> [REQUIREMENT]
Begin at the top of the records below and return each line exactly through the line with "var braceText = [15.1, 22.85];". Skip pictures.

____________________

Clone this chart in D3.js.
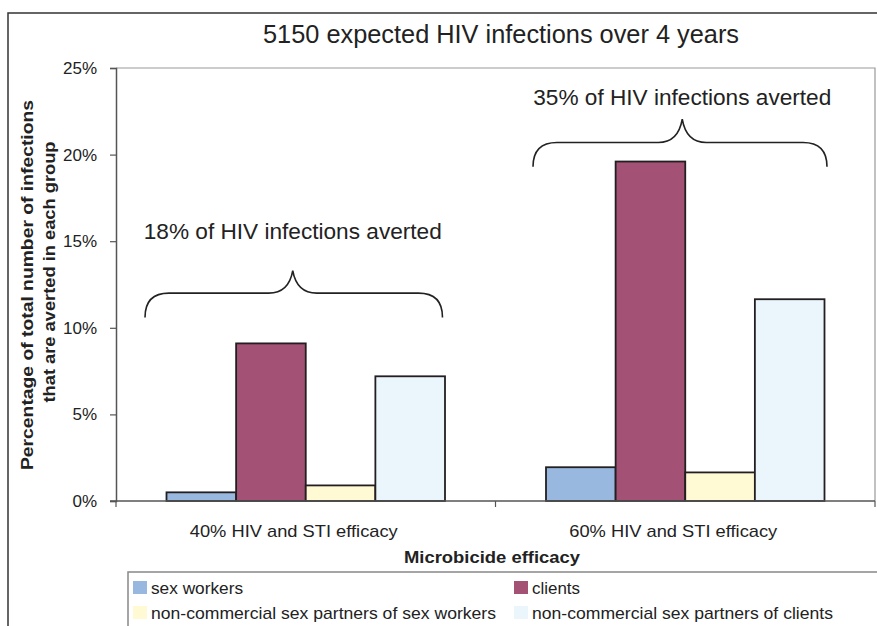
<!DOCTYPE html>
<html>
<head>
<meta charset="utf-8">
<script src="https://cdn.jsdelivr.net/npm/d3@7"></script>
<style>
  body { margin: 0; background: #fff; }
  svg { display: block; font-family: "Liberation Sans", Arial, sans-serif; }
</style>
</head>
<body>
<div class="chart"></div>
<script>
// Chart data
var categories = ["40% HIV and STI efficacy", "60% HIV and STI efficacy"];
var seriesNames = ["sex workers", "clients",
    "non-commercial sex partners of sex workers", "non-commercial sex partners of clients"];
var sexWorkers = [0.5, 1.95];
var clients = [9.1, 19.6];
var partnersOfSexWorkers = [0.9, 1.65];
var partnersOfClients = [7.2, 11.65];
var yTicks = [0, 5, 10, 15, 20, 25];
var braceLabels = ["18% of HIV infections averted", "35% of HIV infections averted"];
// brace levels in axis units: end of arms, horizontal part, tip, label baseline
var braceEnd = [10.6, 19.3];
var braceMid = [12.0, 20.7];
var braceTip = [13.3, 22.05];
var braceText = [15.1, 22.85];

var colors = ["#99b8e0", "#a35174", "#fffad4", "#ebf5fc"];
var seriesValues = [sexWorkers, clients, partnersOfSexWorkers, partnersOfClients];

var svgWidth = 877, svgHeight = 626;
var margin = { top: 68, right: 2, bottom: 125, left: 116 };
var width = svgWidth - margin.left - margin.right;
var height = svgHeight - margin.top - margin.bottom;

var svg = d3.select(".chart").append("svg")
    .attr("width", svgWidth)
    .attr("height", svgHeight);

// fit a text to the width it has in the original
function fit(sel, w) {
    sel.attr("textLength", w).attr("lengthAdjust", "spacingAndGlyphs");
}

// outer frame (runs off the right and bottom edges)
svg.append("rect")
    .attr("x", 8).attr("y", 13)
    .attr("width", svgWidth).attr("height", svgHeight)
    .attr("fill", "none").attr("stroke", "#333").attr("stroke-width", 1.5);

var chart = svg.append("g")
    .attr("transform", "translate(" + margin.left + "," + margin.top + ")");

var x0 = d3.scaleBand().domain(categories).range([0, width]);
var groupPad = 50.5;
var x1 = d3.scaleBand().domain(seriesNames)
    .range([groupPad, x0.bandwidth() - groupPad]);
var y = d3.scaleLinear().domain([0, 25]).range([height, 0]);

// plot area border (top and right, grey)
chart.append("path")
    .attr("d", "M0," + y(25) + "H" + width + "V" + y(0))
    .attr("fill", "none").attr("stroke", "#999").attr("stroke-width", 1.2);

// bars
var rows = categories.map(function(c, i) {
    return seriesNames.map(function(s, j) {
        return { cat: c, name: s, value: seriesValues[j][i], color: colors[j] };
    });
});

chart.selectAll(".group")
    .data(rows)
    .enter()
    .append("g")
    .attr("class", "group")
    .attr("transform", function(d, i) { return "translate(" + x0(categories[i]) + ",0)"; })
    .selectAll("rect")
    .data(function(d) { return d; })
    .enter()
    .append("rect")
    .attr("x", function(d) { return x1(d.name); })
    .attr("y", function(d) { return y(d.value); })
    .attr("width", x1.bandwidth())
    .attr("height", function(d) { return y(0) - y(d.value); })
    .attr("fill", function(d) { return d.color; })
    .attr("stroke", "#231f20")
    .attr("stroke-width", 1.8);

// y axis
var leftAxis = d3.axisLeft(y).tickValues(yTicks)
    .tickFormat(function(d) { return d + "%"; })
    .tickSize(6).tickPadding(13);
var yAxis = chart.append("g").attr("class", "y-axis").call(leftAxis);
yAxis.select(".domain").attr("stroke", "#555").attr("stroke-width", 1.5);
yAxis.selectAll(".tick line").attr("stroke", "#555").attr("stroke-width", 1.2);
yAxis.selectAll("text")
    .style("font-size", "17px")
    .style("font-family", "'Liberation Sans', Arial, sans-serif")
    .attr("fill", "#222");

// x axis: ticks at the band edges
chart.append("line")
    .attr("x1", -6).attr("x2", width)
    .attr("y1", y(0)).attr("y2", y(0))
    .attr("stroke", "#555").attr("stroke-width", 1.5);
var edges = categories.map(function(c) { return x0(c); }).concat([width]);
chart.selectAll(".xtick")
    .data(edges)
    .enter()
    .append("line")
    .attr("class", "xtick")
    .attr("x1", function(d) { return d; }).attr("x2", function(d) { return d; })
    .attr("y1", y(0)).attr("y2", y(0) + 6)
    .attr("stroke", "#555").attr("stroke-width", 1.2);

chart.selectAll(".xlabel")
    .data(categories)
    .enter()
    .append("text")
    .attr("class", "xlabel")
    .attr("x", function(d) { return x0(d) + x0.bandwidth() / 2 - 12; })
    .attr("y", y(0) + 36)
    .attr("text-anchor", "middle")
    .style("font-size", "17px")
    .attr("fill", "#222")
    .text(function(d) { return d; })
    .call(fit, 208);

// braces
function bracePath(xa, xb, xt, yEnd, yMid, yTip) {
    var r = 24;
    return "M" + xa + "," + yEnd +
        "Q" + xa + "," + yMid + " " + (xa + r) + "," + yMid +
        "L" + (xt - r) + "," + yMid +
        "Q" + (xt - 4) + "," + yMid + " " + xt + "," + yTip +
        "Q" + (xt + 4) + "," + yMid + " " + (xt + r) + "," + yMid +
        "L" + (xb - r) + "," + yMid +
        "Q" + xb + "," + yMid + " " + xb + "," + yEnd;
}
var braceLeft = [29, 37.5];
var braceRight = [53, 48];
var braceShift = [-13, -3];

categories.forEach(function(c, i) {
    var xa = x0(c) + braceLeft[i];
    var xb = x0(c) + x0.bandwidth() - braceRight[i];
    var xt = x0(c) + x0.bandwidth() / 2 + braceShift[i];
    chart.append("path")
        .attr("d", bracePath(xa, xb, xt, y(braceEnd[i]), y(braceMid[i]), y(braceTip[i])))
        .attr("fill", "none")
        .attr("stroke", "#222")
        .attr("stroke-width", 1.6);
    chart.append("text")
        .attr("x", xt)
        .attr("y", y(braceText[i]))
        .attr("text-anchor", "middle")
        .style("font-size", "22px")
        .attr("fill", "#222")
        .text(braceLabels[i])
        .call(fit, 298);
});

// title
svg.append("text")
    .attr("x", 501)
    .attr("y", 43)
    .attr("text-anchor", "middle")
    .style("font-size", "25px")
    .attr("fill", "#222")
    .text("5150 expected HIV infections over 4 years")
    .call(fit, 476);

// y axis title
var yTitle = svg.append("g")
    .attr("transform", "translate(0," + 280 + ") rotate(-90)");
yTitle.append("text")
    .attr("x", -5).attr("y", 33)
    .attr("text-anchor", "middle")
    .style("font-size", "16px").style("font-weight", "bold")
    .attr("fill", "#222")
    .text("Percentage of total number of infections")
    .call(fit, 370);
yTitle.append("text")
    .attr("x", 8).attr("y", 55)
    .attr("text-anchor", "middle")
    .style("font-size", "16px").style("font-weight", "bold")
    .attr("fill", "#222")
    .text("that are averted in each group")
    .call(fit, 261);

// x axis title
svg.append("text")
    .attr("x", 492)
    .attr("y", 563)
    .attr("text-anchor", "middle")
    .style("font-size", "17px").style("font-weight", "bold")
    .attr("fill", "#222")
    .text("Microbicide efficacy")
    .call(fit, 176);

// legend box (runs off the right and bottom edges)
svg.append("rect")
    .attr("x", 128).attr("y", 572)
    .attr("width", svgWidth).attr("height", 100)
    .attr("fill", "none").attr("stroke", "#888").attr("stroke-width", 1.5);

var legendX = [133, 514];
var legendY = [594, 619];
var legendW = [92, 48, 345, 301];
var legend = svg.selectAll(".legend")
    .data(seriesNames)
    .enter()
    .append("g")
    .attr("class", "legend")
    .attr("transform", function(d, i) {
        return "translate(" + legendX[i % 2] + "," + legendY[Math.floor(i / 2)] + ")";
    });
legend.append("rect")
    .attr("x", 0).attr("y", -13)
    .attr("width", 14).attr("height", 13)
    .attr("fill", function(d, i) { return colors[i]; });
legend.append("text")
    .attr("x", 18).attr("y", 0)
    .style("font-size", "17px")
    .attr("fill", "#222")
    .text(function(d) { return d; })
    .each(function(d, i) { d3.select(this).call(fit, legendW[i]); });
</script>
</body>
</html>
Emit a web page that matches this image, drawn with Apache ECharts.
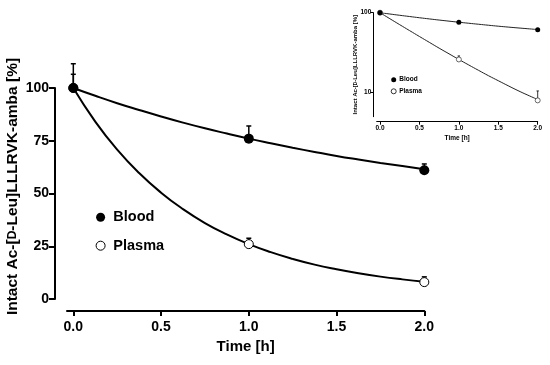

____________________

> [OUTPUT OF THE TASK]
Clone this chart in D3.js.
<!DOCTYPE html>
<html>
<head>
<meta charset="utf-8">
<script src="https://cdn.jsdelivr.net/npm/d3@7"></script>
<style>
  body { margin: 0; background: #fff; }
  svg { display: block; font-family: "Liberation Sans", Arial, sans-serif; }
</style>
</head>
<body>
<div class="chart"></div>
<script>
// Chart data
var categories = ["40% HIV and STI efficacy", "60% HIV and STI efficacy"];
var seriesNames = ["sex workers", "clients",
    "non-commercial sex partners of sex workers", "non-commercial sex partners of clients"];
var sexWorkers = [0.5, 1.95];
var clients = [9.1, 19.6];
var partnersOfSexWorkers = [0.9, 1.65];
var partnersOfClients = [7.2, 11.65];
var yTicks = [0, 5, 10, 15, 20, 25];
var braceLabels = ["18% of HIV infections averted", "35% of HIV infections averted"];
// brace levels in axis units: end of arms, horizontal part, tip, label baseline
var braceEnd = [10.6, 19.3];
var braceMid = [12.0, 20.7];
var braceTip = [13.3, 22.05];
var braceText = [15.1, 22.85];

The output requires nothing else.